2. Once we are talking about “capital income” under the existing system, it becomes a bit questionable whether we can really have a 70 percent rate, as the other part of the paper argues. The revenue-maximizing rate for capital gains, under the existing system with its realization requirement and tax-free step-up in basis at death, is probably more on the order of 30 percent. Likewise, taxing dividends and corporate income generally at 70 percent might be more than a bit questionable. To be sure, the paper does say that “capital income” doesn’t necessarily have to be taxed at the same rate as everything else, just not at zero given (among other things) the difficulty of telling the two types of income apart. But this certainly was not the best-developed part of the paper.

3. The paper criticizes the well-known (in the public economics literature) Chamley-Judd and Atkinson-Stiglitz-based lines of argument, to the effect that the return to waiting should be taxed at zero. The Chamley-Judd literature shows that a positive tax on waiting leads to exploding tax rates on greatly deferred consumption, which becomes a major problem if you have infinite-lived consumers (such as multigenerational households) optimizing over unlimited time. The paper rightly argues that relevant time perspectives are likely to be a lot shorter. The Atkinson-Stiglitz literature shows that, if it is most efficient to tax alternative commodities the same, then one can fruitfully think of present consumption and future consumption as involving alternative commodities. Taxing future consumption at a higher rate is inefficient, at least at this particular choice margin, because it distorts the inter-temporal choice.

The paper says: Ah, but reliance on Atkinson-Stiglitz to support exempting the return to waiting requires that consumers be homogeneous with respect to saving. Another way of putting the point is that, although the inefficiency at the margin is clear, there may be other reasons for taxing the return to waiting, e.g., in response to heterogeneity.

4. Before turning to those other issues, a general background point is worth making.
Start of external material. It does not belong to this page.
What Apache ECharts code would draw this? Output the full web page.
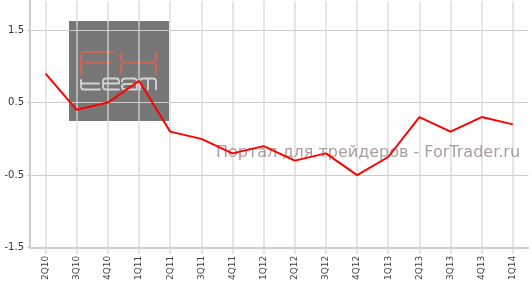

Optimal taxation is about how best to respond to an information problem (since we lack information about ability and, underlying that, marginal utility). So of course information about people’s saving, or the relative timing of earning and consumption, is potentially relevant. A consumption tax that treats this as irrelevant is failing to use potentially pertinent information. Of course, this by itself doesn’t tell us if/when saving should increase or reduce one’s lifetime tax liability in present value terms.

4. The paper notes a couple of good arguments that potentially make it plausible to tax saving. In particular:

(a) saving may be a “tag” that is correlated with ability. Even as between two individuals with the same observed earnings, the saver may have other attributes (e.g., foresight, planning depth, and self-control) that translate to being better-off in ways that cannot be directly observed.

(b) the income effect of saving means that one can better afford to reduce one’s labor supply – in effect creating a negative revenue externality from saving that undermines use of the tax system to provide insurance against earnings volatility.

5. Getting back to the first point in this section, no good argument for a positive tax rate on the return to waiting arises from the difficulty in distinguishing between labor income and capital income. No good consumption tax model requires so distinguishing. For example, if you use expensing as under the Blueprints cash flow consumption tax that David Bradford and the Treasury Tax Policy staff developed in the 1980s, the issue disappears altogether. Same point if one uses the X-tax. If anything, administrative arguments weigh heavily against continued use of the income tax, especially if it relies on realization.